DATASET CONTENT:
- - -

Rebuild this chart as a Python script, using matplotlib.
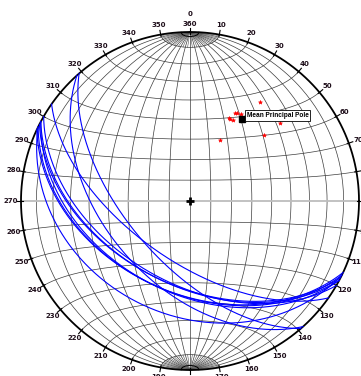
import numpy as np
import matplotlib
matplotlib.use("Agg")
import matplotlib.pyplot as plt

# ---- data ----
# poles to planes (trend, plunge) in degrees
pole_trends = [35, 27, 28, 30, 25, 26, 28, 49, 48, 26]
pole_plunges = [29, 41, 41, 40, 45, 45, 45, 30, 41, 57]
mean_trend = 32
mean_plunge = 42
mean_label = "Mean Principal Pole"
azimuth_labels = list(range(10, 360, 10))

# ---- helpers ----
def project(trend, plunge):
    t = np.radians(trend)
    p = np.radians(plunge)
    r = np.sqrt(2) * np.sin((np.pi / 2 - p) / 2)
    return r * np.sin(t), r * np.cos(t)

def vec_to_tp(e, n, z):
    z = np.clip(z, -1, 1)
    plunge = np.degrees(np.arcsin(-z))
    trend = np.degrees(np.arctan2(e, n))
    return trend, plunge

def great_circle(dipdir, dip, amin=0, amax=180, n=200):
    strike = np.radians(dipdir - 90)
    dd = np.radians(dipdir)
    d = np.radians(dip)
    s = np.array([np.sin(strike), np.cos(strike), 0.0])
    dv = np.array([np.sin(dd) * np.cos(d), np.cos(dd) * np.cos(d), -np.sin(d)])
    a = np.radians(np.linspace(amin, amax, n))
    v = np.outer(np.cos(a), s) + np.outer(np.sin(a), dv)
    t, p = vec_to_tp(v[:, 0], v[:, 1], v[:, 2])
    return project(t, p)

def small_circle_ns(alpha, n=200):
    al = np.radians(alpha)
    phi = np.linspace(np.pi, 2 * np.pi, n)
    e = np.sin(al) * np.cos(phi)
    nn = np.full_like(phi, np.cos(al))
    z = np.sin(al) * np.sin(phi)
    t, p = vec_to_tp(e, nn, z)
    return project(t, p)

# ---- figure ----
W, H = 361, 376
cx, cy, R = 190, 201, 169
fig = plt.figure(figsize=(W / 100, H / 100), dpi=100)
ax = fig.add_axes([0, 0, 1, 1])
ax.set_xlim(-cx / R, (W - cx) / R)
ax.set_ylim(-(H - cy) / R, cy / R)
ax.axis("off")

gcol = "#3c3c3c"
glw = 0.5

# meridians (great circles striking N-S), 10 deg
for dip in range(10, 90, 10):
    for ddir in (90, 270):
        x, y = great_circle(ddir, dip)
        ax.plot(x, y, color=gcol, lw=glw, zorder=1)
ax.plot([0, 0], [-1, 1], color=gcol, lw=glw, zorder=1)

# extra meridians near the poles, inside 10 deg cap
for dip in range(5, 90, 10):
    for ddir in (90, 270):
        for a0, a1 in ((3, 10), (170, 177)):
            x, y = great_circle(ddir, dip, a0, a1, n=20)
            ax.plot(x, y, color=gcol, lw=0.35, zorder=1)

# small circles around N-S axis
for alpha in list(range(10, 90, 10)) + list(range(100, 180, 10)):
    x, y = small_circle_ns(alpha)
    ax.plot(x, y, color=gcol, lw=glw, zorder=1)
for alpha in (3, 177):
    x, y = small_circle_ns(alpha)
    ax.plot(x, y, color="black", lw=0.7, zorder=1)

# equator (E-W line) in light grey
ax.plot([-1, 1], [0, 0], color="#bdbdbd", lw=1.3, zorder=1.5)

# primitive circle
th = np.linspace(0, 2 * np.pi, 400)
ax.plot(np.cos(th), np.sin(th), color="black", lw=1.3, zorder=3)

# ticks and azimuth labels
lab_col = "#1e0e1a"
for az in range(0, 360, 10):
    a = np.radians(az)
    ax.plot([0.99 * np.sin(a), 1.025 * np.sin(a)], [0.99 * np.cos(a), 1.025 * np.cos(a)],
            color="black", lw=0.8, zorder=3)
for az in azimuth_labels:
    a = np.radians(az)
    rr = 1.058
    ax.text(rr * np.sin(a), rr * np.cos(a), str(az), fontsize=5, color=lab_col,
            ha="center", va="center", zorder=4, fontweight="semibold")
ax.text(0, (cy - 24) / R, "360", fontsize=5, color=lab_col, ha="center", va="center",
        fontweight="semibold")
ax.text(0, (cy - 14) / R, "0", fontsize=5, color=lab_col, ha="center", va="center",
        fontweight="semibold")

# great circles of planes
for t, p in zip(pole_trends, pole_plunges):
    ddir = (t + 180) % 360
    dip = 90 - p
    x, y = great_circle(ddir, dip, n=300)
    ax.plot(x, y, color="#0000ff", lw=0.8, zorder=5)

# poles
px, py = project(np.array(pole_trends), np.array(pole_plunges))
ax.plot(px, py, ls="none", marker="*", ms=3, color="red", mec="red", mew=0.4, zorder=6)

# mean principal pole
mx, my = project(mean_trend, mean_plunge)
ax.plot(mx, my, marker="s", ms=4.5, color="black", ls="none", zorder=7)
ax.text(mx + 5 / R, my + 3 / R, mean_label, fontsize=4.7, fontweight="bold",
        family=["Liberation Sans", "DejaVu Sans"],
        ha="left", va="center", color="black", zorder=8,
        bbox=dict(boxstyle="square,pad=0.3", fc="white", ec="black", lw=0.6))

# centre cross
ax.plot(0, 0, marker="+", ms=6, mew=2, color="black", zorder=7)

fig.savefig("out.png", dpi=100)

- - -

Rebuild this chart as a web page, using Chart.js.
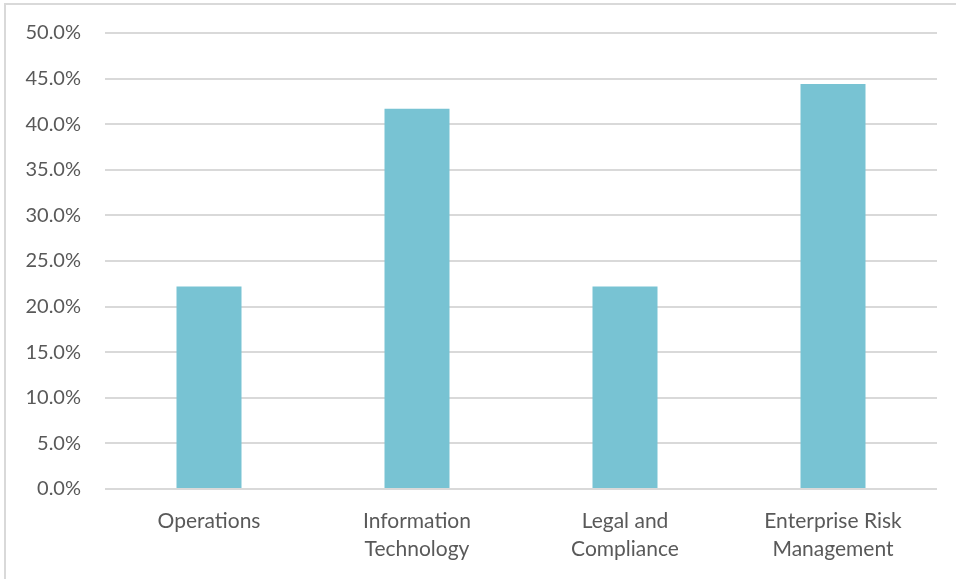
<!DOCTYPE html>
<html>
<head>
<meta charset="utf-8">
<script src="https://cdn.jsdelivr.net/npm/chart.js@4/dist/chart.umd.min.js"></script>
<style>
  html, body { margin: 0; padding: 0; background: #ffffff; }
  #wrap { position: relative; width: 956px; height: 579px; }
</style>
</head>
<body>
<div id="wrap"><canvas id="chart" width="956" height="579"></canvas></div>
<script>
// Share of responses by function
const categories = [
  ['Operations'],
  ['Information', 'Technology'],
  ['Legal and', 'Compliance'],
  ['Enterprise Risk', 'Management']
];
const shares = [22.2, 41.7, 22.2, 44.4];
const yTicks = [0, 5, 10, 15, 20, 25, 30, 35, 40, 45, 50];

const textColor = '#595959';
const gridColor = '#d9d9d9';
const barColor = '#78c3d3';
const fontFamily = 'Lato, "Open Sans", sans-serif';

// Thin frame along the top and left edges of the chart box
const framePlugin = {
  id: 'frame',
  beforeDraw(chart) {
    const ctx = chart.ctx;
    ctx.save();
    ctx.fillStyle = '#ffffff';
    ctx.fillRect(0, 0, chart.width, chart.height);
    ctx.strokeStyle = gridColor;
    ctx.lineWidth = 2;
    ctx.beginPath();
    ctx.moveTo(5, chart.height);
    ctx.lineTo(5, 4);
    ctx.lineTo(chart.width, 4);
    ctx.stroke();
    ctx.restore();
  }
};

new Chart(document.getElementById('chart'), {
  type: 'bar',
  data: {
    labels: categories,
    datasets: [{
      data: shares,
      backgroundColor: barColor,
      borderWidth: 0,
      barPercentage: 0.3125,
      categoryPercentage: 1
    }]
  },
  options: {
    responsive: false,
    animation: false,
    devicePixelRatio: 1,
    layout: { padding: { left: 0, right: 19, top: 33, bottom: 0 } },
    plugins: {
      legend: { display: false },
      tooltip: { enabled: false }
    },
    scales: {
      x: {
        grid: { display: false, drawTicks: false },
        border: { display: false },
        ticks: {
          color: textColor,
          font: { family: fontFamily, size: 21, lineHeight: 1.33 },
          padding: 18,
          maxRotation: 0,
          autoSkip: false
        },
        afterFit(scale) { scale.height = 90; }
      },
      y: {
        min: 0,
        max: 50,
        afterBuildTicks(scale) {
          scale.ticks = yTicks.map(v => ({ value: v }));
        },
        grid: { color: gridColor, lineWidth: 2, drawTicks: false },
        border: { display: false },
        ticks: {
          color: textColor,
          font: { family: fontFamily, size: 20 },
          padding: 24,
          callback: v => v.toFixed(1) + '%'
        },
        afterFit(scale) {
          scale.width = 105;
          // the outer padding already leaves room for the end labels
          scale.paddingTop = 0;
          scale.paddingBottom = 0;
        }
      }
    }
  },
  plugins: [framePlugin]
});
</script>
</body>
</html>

- - -

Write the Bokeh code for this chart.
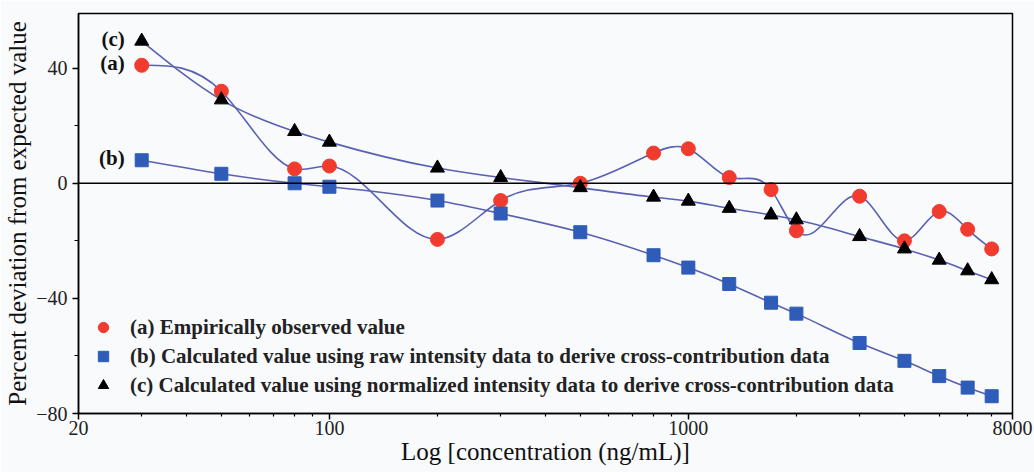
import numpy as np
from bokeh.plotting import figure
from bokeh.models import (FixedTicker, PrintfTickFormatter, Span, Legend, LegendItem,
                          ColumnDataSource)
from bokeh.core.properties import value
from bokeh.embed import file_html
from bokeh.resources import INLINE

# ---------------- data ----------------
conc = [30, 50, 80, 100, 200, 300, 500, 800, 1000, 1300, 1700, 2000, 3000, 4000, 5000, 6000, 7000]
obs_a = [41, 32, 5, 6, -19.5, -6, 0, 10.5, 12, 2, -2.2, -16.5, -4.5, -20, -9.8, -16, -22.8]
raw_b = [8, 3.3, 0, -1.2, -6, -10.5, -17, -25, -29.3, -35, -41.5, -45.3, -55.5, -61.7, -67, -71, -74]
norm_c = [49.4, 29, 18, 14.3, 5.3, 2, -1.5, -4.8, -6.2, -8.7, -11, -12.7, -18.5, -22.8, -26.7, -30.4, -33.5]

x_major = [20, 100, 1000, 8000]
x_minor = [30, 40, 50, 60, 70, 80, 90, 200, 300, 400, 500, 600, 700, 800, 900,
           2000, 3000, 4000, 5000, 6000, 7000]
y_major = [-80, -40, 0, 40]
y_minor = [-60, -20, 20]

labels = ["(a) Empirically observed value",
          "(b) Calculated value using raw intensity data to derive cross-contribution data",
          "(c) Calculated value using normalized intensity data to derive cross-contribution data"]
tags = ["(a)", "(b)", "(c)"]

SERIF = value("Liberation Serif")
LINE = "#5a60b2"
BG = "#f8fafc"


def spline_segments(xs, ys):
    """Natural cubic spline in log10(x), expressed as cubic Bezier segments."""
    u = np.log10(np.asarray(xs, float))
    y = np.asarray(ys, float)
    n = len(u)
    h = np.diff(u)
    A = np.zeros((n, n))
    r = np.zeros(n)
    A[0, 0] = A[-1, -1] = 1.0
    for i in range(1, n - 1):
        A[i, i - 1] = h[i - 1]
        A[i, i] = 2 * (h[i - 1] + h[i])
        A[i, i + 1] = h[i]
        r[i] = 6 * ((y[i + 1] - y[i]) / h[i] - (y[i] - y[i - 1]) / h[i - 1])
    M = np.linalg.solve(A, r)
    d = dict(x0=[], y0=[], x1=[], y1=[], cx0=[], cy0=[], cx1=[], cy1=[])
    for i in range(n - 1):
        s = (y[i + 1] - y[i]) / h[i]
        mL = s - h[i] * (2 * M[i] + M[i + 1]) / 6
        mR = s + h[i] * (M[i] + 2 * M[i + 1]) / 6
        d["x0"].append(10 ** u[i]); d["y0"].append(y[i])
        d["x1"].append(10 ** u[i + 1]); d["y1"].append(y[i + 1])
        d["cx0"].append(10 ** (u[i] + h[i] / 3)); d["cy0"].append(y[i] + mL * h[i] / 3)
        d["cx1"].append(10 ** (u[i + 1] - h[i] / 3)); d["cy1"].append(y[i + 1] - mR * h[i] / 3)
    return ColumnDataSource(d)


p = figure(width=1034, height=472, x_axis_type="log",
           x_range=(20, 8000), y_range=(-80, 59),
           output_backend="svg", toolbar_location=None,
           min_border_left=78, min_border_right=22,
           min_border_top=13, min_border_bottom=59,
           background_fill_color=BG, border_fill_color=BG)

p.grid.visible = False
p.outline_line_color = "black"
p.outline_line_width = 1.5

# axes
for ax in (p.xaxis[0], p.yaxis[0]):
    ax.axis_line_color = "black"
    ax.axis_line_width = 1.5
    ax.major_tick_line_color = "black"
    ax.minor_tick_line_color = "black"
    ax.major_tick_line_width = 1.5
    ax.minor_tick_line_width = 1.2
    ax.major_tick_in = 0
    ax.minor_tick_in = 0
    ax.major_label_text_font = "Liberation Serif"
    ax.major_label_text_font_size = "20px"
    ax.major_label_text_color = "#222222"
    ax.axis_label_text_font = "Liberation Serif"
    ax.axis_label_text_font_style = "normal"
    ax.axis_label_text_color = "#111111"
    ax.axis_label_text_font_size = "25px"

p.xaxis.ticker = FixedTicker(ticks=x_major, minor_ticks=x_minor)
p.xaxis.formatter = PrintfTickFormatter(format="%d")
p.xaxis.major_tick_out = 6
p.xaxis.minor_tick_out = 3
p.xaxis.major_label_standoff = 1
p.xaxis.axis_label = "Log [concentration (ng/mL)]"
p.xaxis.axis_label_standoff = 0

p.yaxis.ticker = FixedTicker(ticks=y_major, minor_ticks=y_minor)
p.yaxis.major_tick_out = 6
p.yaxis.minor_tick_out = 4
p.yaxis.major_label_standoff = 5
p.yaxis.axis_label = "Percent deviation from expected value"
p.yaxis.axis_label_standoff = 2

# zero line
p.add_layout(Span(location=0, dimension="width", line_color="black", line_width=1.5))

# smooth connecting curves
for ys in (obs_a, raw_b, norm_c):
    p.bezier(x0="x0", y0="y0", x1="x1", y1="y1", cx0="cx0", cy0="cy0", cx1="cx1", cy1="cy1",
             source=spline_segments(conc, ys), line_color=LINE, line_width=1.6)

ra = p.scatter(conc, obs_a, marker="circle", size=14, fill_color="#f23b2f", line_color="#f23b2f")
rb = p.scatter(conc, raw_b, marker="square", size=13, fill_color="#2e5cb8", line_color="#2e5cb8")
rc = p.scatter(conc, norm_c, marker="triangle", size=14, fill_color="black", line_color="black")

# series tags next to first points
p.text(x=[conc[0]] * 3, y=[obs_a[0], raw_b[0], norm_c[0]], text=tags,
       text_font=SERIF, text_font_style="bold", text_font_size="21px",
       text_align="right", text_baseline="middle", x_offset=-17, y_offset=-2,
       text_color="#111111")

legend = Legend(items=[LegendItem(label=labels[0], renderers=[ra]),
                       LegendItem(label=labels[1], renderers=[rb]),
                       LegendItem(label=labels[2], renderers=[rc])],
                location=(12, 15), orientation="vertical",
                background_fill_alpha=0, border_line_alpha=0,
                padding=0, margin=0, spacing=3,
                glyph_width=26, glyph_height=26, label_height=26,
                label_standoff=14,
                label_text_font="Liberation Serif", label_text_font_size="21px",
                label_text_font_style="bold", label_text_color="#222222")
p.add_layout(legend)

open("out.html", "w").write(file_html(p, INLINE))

- - -

EXERCISE BRIEF:
From the records above, give again only the part that opens with the line containing "Write the Bokeh code for this chart." and closes with the line containing "y_minor = [-60, -20, 20]". Keep both ends but drop the pictures.

RESPONSE BELOW:
Write the Bokeh code for this chart.
import numpy as np
from bokeh.plotting import figure
from bokeh.models import (FixedTicker, PrintfTickFormatter, Span, Legend, LegendItem,
                          ColumnDataSource)
from bokeh.core.properties import value
from bokeh.embed import file_html
from bokeh.resources import INLINE

# ---------------- data ----------------
conc = [30, 50, 80, 100, 200, 300, 500, 800, 1000, 1300, 1700, 2000, 3000, 4000, 5000, 6000, 7000]
obs_a = [41, 32, 5, 6, -19.5, -6, 0, 10.5, 12, 2, -2.2, -16.5, -4.5, -20, -9.8, -16, -22.8]
raw_b = [8, 3.3, 0, -1.2, -6, -10.5, -17, -25, -29.3, -35, -41.5, -45.3, -55.5, -61.7, -67, -71, -74]
norm_c = [49.4, 29, 18, 14.3, 5.3, 2, -1.5, -4.8, -6.2, -8.7, -11, -12.7, -18.5, -22.8, -26.7, -30.4, -33.5]

x_major = [20, 100, 1000, 8000]
x_minor = [30, 40, 50, 60, 70, 80, 90, 200, 300, 400, 500, 600, 700, 800, 900,
           2000, 3000, 4000, 5000, 6000, 7000]
y_major = [-80, -40, 0, 40]
y_minor = [-60, -20, 20]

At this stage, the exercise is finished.